Short problem:
Reproduce the material word for word; the images stay out.

Dataset section:
:::::

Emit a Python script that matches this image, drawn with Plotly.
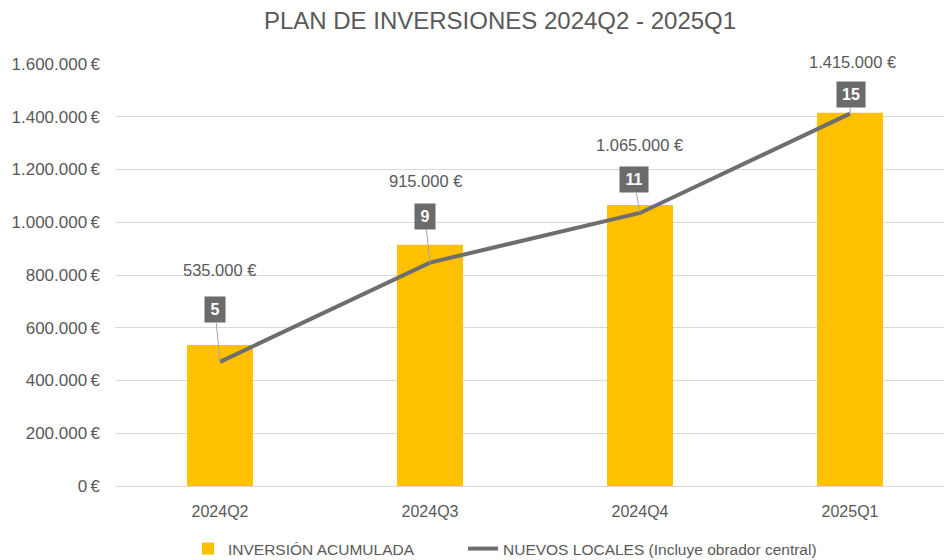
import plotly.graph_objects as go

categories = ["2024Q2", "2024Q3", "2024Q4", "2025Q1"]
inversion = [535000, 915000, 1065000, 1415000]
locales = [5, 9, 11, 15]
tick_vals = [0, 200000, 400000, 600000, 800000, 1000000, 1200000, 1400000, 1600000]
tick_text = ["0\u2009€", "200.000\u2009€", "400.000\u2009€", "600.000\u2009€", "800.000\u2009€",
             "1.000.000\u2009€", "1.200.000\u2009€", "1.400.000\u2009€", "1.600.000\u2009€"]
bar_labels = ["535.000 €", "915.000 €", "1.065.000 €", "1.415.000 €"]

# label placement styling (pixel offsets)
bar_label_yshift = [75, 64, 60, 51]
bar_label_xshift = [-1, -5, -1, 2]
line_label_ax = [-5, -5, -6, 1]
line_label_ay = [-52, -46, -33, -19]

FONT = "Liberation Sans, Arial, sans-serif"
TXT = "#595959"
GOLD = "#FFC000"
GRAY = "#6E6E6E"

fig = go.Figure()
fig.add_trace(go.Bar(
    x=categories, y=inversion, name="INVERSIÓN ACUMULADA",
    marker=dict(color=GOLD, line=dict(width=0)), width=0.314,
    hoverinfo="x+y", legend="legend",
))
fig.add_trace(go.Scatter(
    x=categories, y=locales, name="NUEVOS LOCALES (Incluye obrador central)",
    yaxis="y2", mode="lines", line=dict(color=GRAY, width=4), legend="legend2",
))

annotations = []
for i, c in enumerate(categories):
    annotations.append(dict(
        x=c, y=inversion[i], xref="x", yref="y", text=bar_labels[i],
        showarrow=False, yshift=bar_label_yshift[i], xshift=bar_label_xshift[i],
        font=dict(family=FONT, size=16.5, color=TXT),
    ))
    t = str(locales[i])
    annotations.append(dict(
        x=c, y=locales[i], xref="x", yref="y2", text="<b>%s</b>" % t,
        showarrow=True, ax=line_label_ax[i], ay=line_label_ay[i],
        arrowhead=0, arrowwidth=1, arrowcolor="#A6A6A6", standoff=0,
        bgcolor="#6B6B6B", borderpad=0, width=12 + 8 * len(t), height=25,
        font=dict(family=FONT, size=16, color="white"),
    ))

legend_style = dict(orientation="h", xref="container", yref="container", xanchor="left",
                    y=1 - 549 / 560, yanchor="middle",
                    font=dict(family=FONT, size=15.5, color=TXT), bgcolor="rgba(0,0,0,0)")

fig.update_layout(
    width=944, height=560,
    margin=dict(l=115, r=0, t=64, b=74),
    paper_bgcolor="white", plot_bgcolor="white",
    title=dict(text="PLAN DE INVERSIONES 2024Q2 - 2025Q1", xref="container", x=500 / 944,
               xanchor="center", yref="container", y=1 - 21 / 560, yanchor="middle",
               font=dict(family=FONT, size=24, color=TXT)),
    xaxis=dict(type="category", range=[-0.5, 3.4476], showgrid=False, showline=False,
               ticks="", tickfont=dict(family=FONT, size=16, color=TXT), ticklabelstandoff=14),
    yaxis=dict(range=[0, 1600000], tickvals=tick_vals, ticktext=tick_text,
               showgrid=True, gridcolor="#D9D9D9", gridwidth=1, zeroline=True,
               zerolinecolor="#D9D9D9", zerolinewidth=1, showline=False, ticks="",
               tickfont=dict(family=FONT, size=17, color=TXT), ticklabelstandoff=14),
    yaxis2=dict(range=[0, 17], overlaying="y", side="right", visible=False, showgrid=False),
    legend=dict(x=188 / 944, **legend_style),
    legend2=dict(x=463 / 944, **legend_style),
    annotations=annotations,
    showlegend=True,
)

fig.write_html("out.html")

:::::

Expected answer:
Emit a Python script that matches this image, drawn with Plotly.
import plotly.graph_objects as go

categories = ["2024Q2", "2024Q3", "2024Q4", "2025Q1"]
inversion = [535000, 915000, 1065000, 1415000]
locales = [5, 9, 11, 15]
tick_vals = [0, 200000, 400000, 600000, 800000, 1000000, 1200000, 1400000, 1600000]
tick_text = ["0\u2009€", "200.000\u2009€", "400.000\u2009€", "600.000\u2009€", "800.000\u2009€",
             "1.000.000\u2009€", "1.200.000\u2009€", "1.400.000\u2009€", "1.600.000\u2009€"]
bar_labels = ["535.000 €", "915.000 €", "1.065.000 €", "1.415.000 €"]

# label placement styling (pixel offsets)
bar_label_yshift = [75, 64, 60, 51]
bar_label_xshift = [-1, -5, -1, 2]
line_label_ax = [-5, -5, -6, 1]
line_label_ay = [-52, -46, -33, -19]

FONT = "Liberation Sans, Arial, sans-serif"
TXT = "#595959"
GOLD = "#FFC000"
GRAY = "#6E6E6E"

fig = go.Figure()
fig.add_trace(go.Bar(
    x=categories, y=inversion, name="INVERSIÓN ACUMULADA",
    marker=dict(color=GOLD, line=dict(width=0)), width=0.314,
    hoverinfo="x+y", legend="legend",
))
fig.add_trace(go.Scatter(
    x=categories, y=locales, name="NUEVOS LOCALES (Incluye obrador central)",
    yaxis="y2", mode="lines", line=dict(color=GRAY, width=4), legend="legend2",
))

annotations = []
for i, c in enumerate(categories):
    annotations.append(dict(
        x=c, y=inversion[i], xref="x", yref="y", text=bar_labels[i],
        showarrow=False, yshift=bar_label_yshift[i], xshift=bar_label_xshift[i],
        font=dict(family=FONT, size=16.5, color=TXT),
    ))
    t = str(locales[i])
    annotations.append(dict(
        x=c, y=locales[i], xref="x", yref="y2", text="<b>%s</b>" % t,
        showarrow=True, ax=line_label_ax[i], ay=line_label_ay[i],
        arrowhead=0, arrowwidth=1, arrowcolor="#A6A6A6", standoff=0,
        bgcolor="#6B6B6B", borderpad=0, width=12 + 8 * len(t), height=25,
        font=dict(family=FONT, size=16, color="white"),
    ))

legend_style = dict(orientation="h", xref="container", yref="container", xanchor="left",
                    y=1 - 549 / 560, yanchor="middle",
                    font=dict(family=FONT, size=15.5, color=TXT), bgcolor="rgba(0,0,0,0)")

fig.update_layout(
    width=944, height=560,
    margin=dict(l=115, r=0, t=64, b=74),
    paper_bgcolor="white", plot_bgcolor="white",
    title=dict(text="PLAN DE INVERSIONES 2024Q2 - 2025Q1", xref="container", x=500 / 944,
               xanchor="center", yref="container", y=1 - 21 / 560, yanchor="middle",
               font=dict(family=FONT, size=24, color=TXT)),
    xaxis=dict(type="category", range=[-0.5, 3.4476], showgrid=False, showline=False,
               ticks="", tickfont=dict(family=FONT, size=16, color=TXT), ticklabelstandoff=14),
    yaxis=dict(range=[0, 1600000], tickvals=tick_vals, ticktext=tick_text,
               showgrid=True, gridcolor="#D9D9D9", gridwidth=1, zeroline=True,
               zerolinecolor="#D9D9D9", zerolinewidth=1, showline=False, ticks="",
               tickfont=dict(family=FONT, size=17, color=TXT), ticklabelstandoff=14),
    yaxis2=dict(range=[0, 17], overlaying="y", side="right", visible=False, showgrid=False),
    legend=dict(x=188 / 944, **legend_style),
    legend2=dict(x=463 / 944, **legend_style),
    annotations=annotations,
    showlegend=True,
)

fig.write_html("out.html")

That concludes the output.